Es ist sogar rechtsstaatlich geboten, deutlich zu machen, dass die angekündigten Maßnahmen des unmittelbaren Zwangs zu Schmerzen führen können. Die Polizei wendet jedoch keine sogenannten „Schmerzgriffe“ an, die explizit Schmerz auslösen sollen. Aber es gibt Griffe, die, wenn sich jemand etwa schwer macht oder fallen lässt beziehungsweise dem vorgegebenen Bewegungs- und Richtungsimpuls nicht folgt, zu Schmerzen führen können. Darüber sollen die Kollegen schon aufklären. Manchmal werden dabei Formulierungen genutzt, die weniger glücklich gewählt sind.

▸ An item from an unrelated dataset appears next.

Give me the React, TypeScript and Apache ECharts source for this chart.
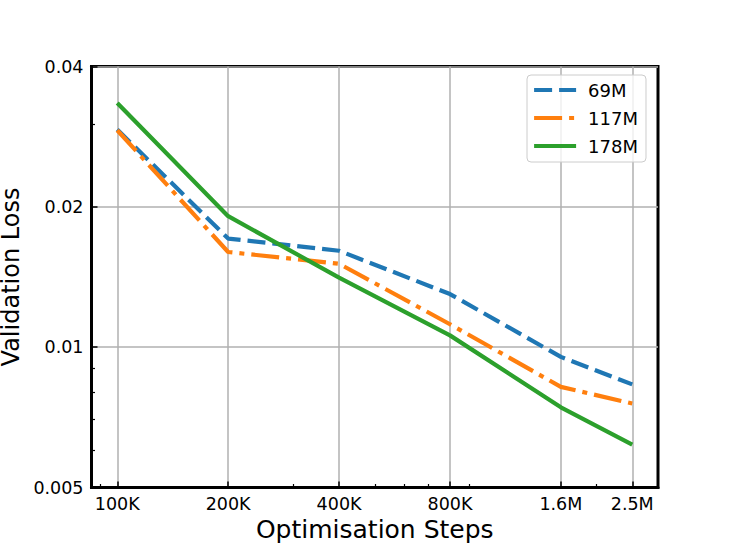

Wichtig ist mir in diesem Zusammenhang zu sagen, dass, bevor die Kollegen an die Personen herantreten, auch über Lautsprecher der unmittelbare Zwang angedroht wird.
Am 8. und 9. Mai jährt sich das Ende des Zweiten Weltkriegs. Im vergangenen Jahr gab dabei vor dem Hintergrund des russischen Überfalls auf die Ukraine zahlreiche Auflagen. So waren etwa an 15 Orten russische und ukrainische Flaggen untersagt. Ist in diesem Jahr ähnliches geplant?
Die Einsatzplanung läuft noch und wir haben auch noch kein abschließendes Bild über Versammlungsanzeigen. Bis auf einige Ausnahmen ist unklar, wer am 8. oder 9. Mai wo einen Kranz niederlegen will oder wie im vergangenen Jahr einen Autokorso plant. Mit einer Gedenkfahrt der Nachtwölfe rechnen wir auch in diesem Jahr wieder. Diese verlief 2022 störungsfrei. Unser Einsatzkonzept wird in jedem Fall darauf ausgerichtet sein, ein würdevolles Gedenken an den Sowjetischen Ehrenmälern zu ermöglichen und Auseinandersetzungen zu verhindern. Denn dort sind auch gefallene Soldaten beigesetzt. Das Gesetz über die Kriegsgräberfürsorge schreibt uns vor, diese Orte und die Würde der Toten vor dem Hintergrund der historischen Verantwortung Deutschlands zu schützen.
Hat sich das Flaggenverbot im vergangenen Jahr aus Ihrer Sicht bewährt?
Definitiv ja. Denn wir haben so Auseinandersetzung an diesen Kriegsgräbern verhindert und trotzdem Versammlungen nicht beeinträchtigt. Insgesamt verlief der Einsatz weitestgehend störungsfrei.